A Farm in Acton Wants to Change Traditional Conceptions of Mental Health
Cultivate Counseling Center combines classic therapy with hands-on work on a functional farm.
At Cultivate Counseling Center in Acton, there are no $300-per-hour therapy sessions. Diagnoses are not required. Insurance is not an issue. Instead, patients of all ages that are seeking to improve their mental health can milk goats, go on mindfulness walks, and spend time enjoying the 150 acres surrounding Cultivate’s working farm.
“There’s a lot of power that comes from riding a horse and learning how to control a 1,200 pound animal when you’re just a 60 pound kid,” explains founder Andrew Lapin. “Or the process of working with the sheep and seeing how skittish they might be, but over time they learn to trust.”
That’s the basis of Cultivate’s entire outpatient therapy business, which began in March of this year and is based on the Dutch farm care model: Using nature and working on the farm to empower patients, either through group or individual sessions.
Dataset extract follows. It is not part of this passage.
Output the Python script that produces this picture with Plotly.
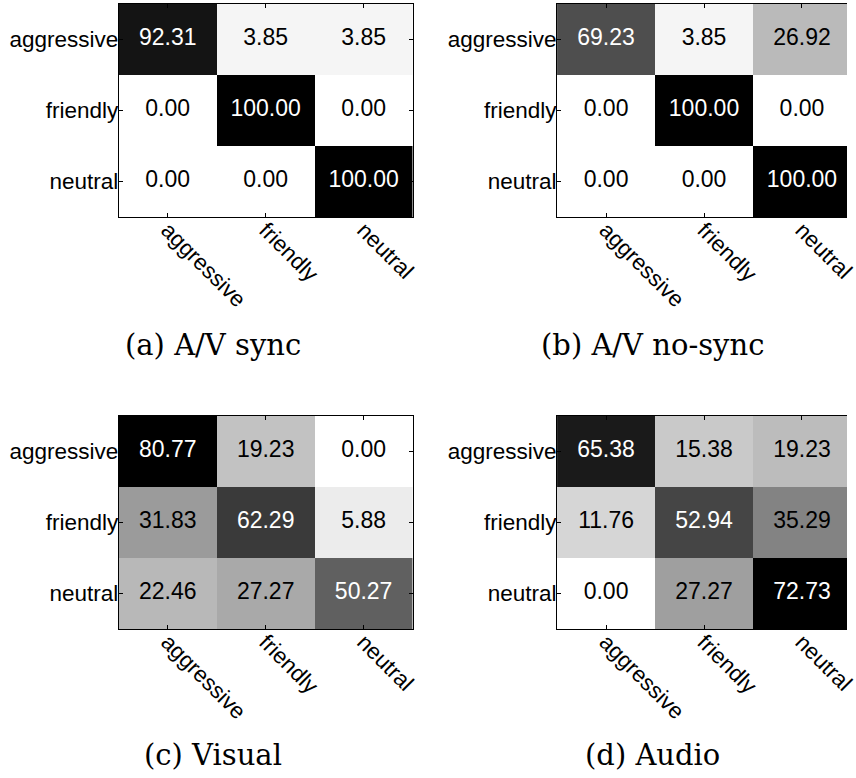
import plotly.graph_objects as go

# ---- data ----
classes = ["aggressive", "friendly", "neutral"]
captions = ["(a) A/V sync", "(b) A/V no-sync", "(c) Visual", "(d) Audio"]
av_sync = [[92.31, 3.85, 3.85],
           [0.00, 100.00, 0.00],
           [0.00, 0.00, 100.00]]
av_nosync = [[69.23, 3.85, 26.92],
             [0.00, 100.00, 0.00],
             [0.00, 0.00, 100.00]]
visual = [[80.77, 19.23, 0.00],
          [31.83, 62.29, 5.88],
          [22.46, 27.27, 50.27]]
audio = [[65.38, 15.38, 19.23],
         [11.76, 52.94, 35.29],
         [0.00, 27.27, 72.73]]
matrices = [av_sync, av_nosync, visual, audio]

W, H = 856, 778
# panel boxes in pixels: (left, right, top, bottom)
boxes = [(120, 417, 4, 217), (563, 860, 4, 217),
         (120, 417, 416, 629), (563, 860, 416, 629)]
cap_pos = [(215, 345), (659, 345), (215, 755), (659, 755)]

fig = go.Figure()
sans = "Liberation Sans, Arial, sans-serif"
tick_font = dict(family=sans, size=22.5, color="black")

for i, (mat, box) in enumerate(zip(matrices, boxes)):
    n = i + 1
    xa = "x" if n == 1 else f"x{n}"
    ya = "y" if n == 1 else f"y{n}"
    zmax = max(max(r) for r in mat)
    fig.add_trace(go.Heatmap(
        z=mat, x=classes, y=classes,
        zmin=0, zmax=zmax,
        colorscale=[[0, "#ffffff"], [1, "#000000"]],
        showscale=False, hoverinfo="skip",
        xaxis=xa, yaxis=ya,
    ))
    # cell value labels
    xs, ys, txt, cols = [], [], [], []
    for r, row_name in enumerate(classes):
        for c, col_name in enumerate(classes):
            v = mat[r][c]
            xs.append(col_name)
            ys.append(row_name)
            txt.append(f"{v:.2f}")
            cols.append("white" if v / zmax > 0.5 else "black")
    fig.add_trace(go.Scatter(
        x=xs, y=ys, text=txt, mode="text",
        textfont=dict(family=sans, size=23, color=cols),
        hoverinfo="skip", xaxis=xa, yaxis=ya,
    ))
    left, right, top, bottom = box
    clipped = right > W
    dom_r = min(right, W)
    cell = (right - left) / 3.0
    xr = [-0.5, 2.5 - (right - dom_r) / cell]
    xkey = "xaxis" if n == 1 else f"xaxis{n}"
    ykey = "yaxis" if n == 1 else f"yaxis{n}"
    fig.layout[xkey] = dict(
        domain=[left / W, dom_r / W], anchor=ya, range=xr,
        type="category", categoryorder="array", categoryarray=classes,
        showline=True, linecolor="black", linewidth=1,
        mirror="allticks",
        ticks="inside", ticklen=4, tickcolor="black",
        tickangle=45, tickfont=tick_font, showgrid=False, zeroline=False,
        ticklabelstandoff=-10,
        fixedrange=True,
    )
    fig.layout[ykey] = dict(
        domain=[1 - bottom / H, 1 - top / H], anchor=xa,
        range=[2.5, -0.5],
        type="category", categoryorder="array", categoryarray=classes,
        showline=True, linecolor="black", linewidth=1,
        mirror=(False if clipped else "allticks"),
        ticks="inside", ticklen=4, tickcolor="black",
        tickfont=tick_font, showgrid=False, zeroline=False,
        ticklabelstandoff=-5,
        fixedrange=True,
    )

for cap, (cx, cy) in zip(captions, cap_pos):
    fig.add_annotation(
        text=cap, x=cx / W, y=1 - cy / H, xref="paper", yref="paper",
        xanchor="center", yanchor="middle", showarrow=False,
        font=dict(family="DejaVu Serif, serif", size=29, color="black"),
    )

fig.update_layout(
    width=W, height=H, margin=dict(l=0, r=0, t=0, b=0),
    paper_bgcolor="white", plot_bgcolor="white", showlegend=False,
)

fig.write_html("out.html")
A patient’s visit could include anything from gardening to making soap, teaching visitors about farming and food production to supplement counseling.
Lapin says that time spent outside can be incredibly powerful for those seeking mental health treatment, especially given today’s tech-obsessed culture, in which people spend far more time with their phone than they do working with their hands. “We really believe you can’t treat your mind without treating your body,” he says. “Your mind isn’t this abstract thing out there; it exists within your body, so you have to address both needs.”
And while subbing bleak therapists’ offices for the Massachusetts countryside may be Cultivate’s biggest claim to fame, it isn’t the only way the center is challenging traditional notions of mental health care. Instead of requiring an official diagnosis, for example, anyone is welcome to come for treatment. “[The goal] can just be figuring out my identity or learning to become assertive—these are things that don’t require a diagnosis,” Lapin says, adding that many of Cultivate’s patients do have clinical conditions as well. “We want to move away from a diagnosis and just focus on treating people.”
Lapin says part of Cultivate’s mission is also removing the financial and logistical challenges associated with traditional therapy. Group sessions, which run for 10 weeks, cost only $30 per meeting, and allow patients to skip the often months-long waiting list that typically comes with community or private practice care. Cultivate’s programs also come with tangible measures of success, Lapin says, since they involve building measurable skills through hands-on work on the farm.
“Traditional therapy says, ‘I’m going to give you these coping skills,’ but there’s no opportunity to practice them,” Lapin says. “There’s no place to observe, am I doing this right? Is this what you meant, therapist? Here, you can really see what your self-healing looks like.”